19 juin 2014

Parfois les chercheurs sont pertinents…

Yvan Allaire | Lesaffaires.com

Il arrive que des résultats de recherches bien faites, fiables et valides apportent une contribution réelle à l’avancement des connaissances. Voici deux exemples au cours des derniers jours :

Dans un texte récent sur ce blogue portant sur les inégalités de richesse, je notais une différence importante entre les statistiques américaines et canadiennes. Pour des raisons fiscales, beaucoup d’entrepreneurs américains choisissent d’utiliser une forme d’incorporation (les S-Corporations) qui fait en sorte que les profits de cette société soient inclus comme revenus personnels des actionnaires.
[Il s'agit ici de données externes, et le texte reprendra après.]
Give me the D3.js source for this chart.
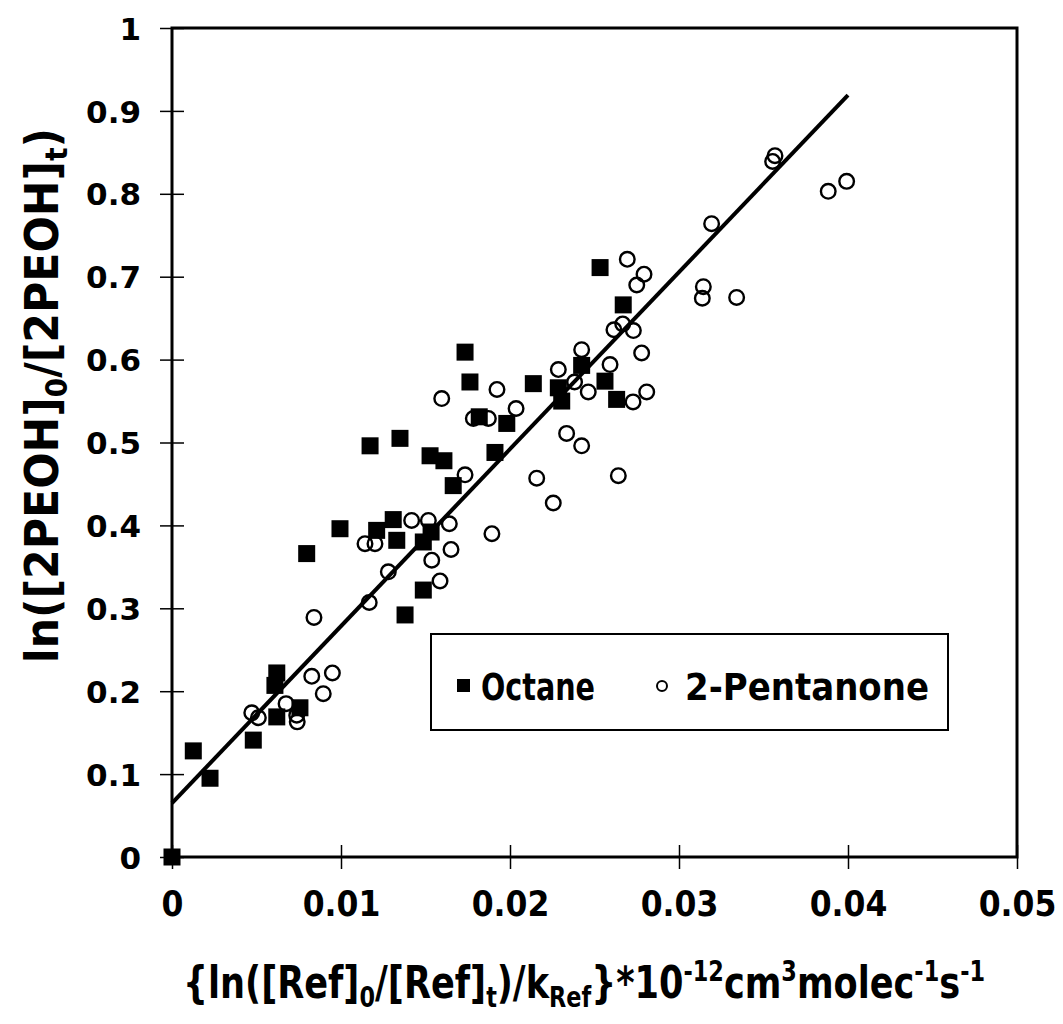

À cause de l’importance du phénomène (les «revenus d’entrepreneurs» ne représentaient que quelque 10-12% des très hauts revenus en 1980, ils font en 2011 plus du tiers des très hauts revenus aux États-Unis), nous écrivions : « Soit les données américaines surestiment la part des revenus du 1% et du 0,01% par cette inclusion des actionnaires des S-corporations, soit cette façon de compiler les données donnent une image plus juste de la réalité et il faudrait donc ajouter aux données canadiennes le grand nombre de petites entreprises avec un ou deux actionnaires ayant des revenus net élevés, lesquels sont actuellement inclus dans les statistiques d’entreprises. »

Or, justement ce mardi 17 mai, trois économistes canadiens publiaient une étude qui tente de corriger le calcul des inégalités en ajoutant l’effet des compagnies privées sur la répartition des revenus.

La figure ci-après montre que l’effet n’est pas négligeable, faisant passer, par exemple, la part des revenus totaux reçu par le 1% supérieur de 10% à 13%. Cependant, même après cette correction, le Canada ne rejoint pas les États-Unis où le top 1% recueille près de 20% de tous les revenus.

Figure : Part du revenu total après impôts selon différentes définitions de revenus (2011)

Part-du-revenu-total_après-impôts_2011

_Sources pour le Canada, première définition de revenus: Statistique Canada, Tableau CANSIM 204-0002; définition incluant les compagnies privées: Wolfson, Veall & Brooks, 2014
_Source pour les États-Unis: Saez & Piketty, The World Top Incomes Database

Ce même mardi 17 juin, un chroniqueur du New York Times faisait référence à une étude de trois chercheurs sur les transactions « anormales » juste avant l’annonce d’une acquisition d’entreprises. Les auteurs identifient une bonne dizaine de stratégies, toutes appuyées sur des produits dérivés, pouvant mener à des gains illicites. Cette description des « stratégies » nous rappelle comment les marchés financiers sont devenus des lieux de spéculation dont l’ampleur, la nature et les conséquences échappent totalement aux citoyens et investisseurs de bonne foi. Qui comprend, ou veut comprendre, les straddles, strangles, strips, straps qui sous-tendent ces « stratégies ».

Par l’examen du volume de transactions autour de la date de l’annonce d’une tentative d’acquisition, les chercheurs ont tenté de déceler des patrons de transactions associés à l’une ou l’autre des « stratégies » décrites dans leur texte.

Leur conclusion, bien que pondérée, fournit un éclairage neuf sur cet enjeu des délits d’initiés :

Overall, we find that the number of civil litigations initiated by the SEC, because of illicit option trading ahead of M&As, seems small in light of the pervasiveness of unusual option trading that we have documented to be statistically different from trading activity on any random date. (Étude intégrale)

 

Les opinions exprimées dans ce texte n’engagent que leur auteur.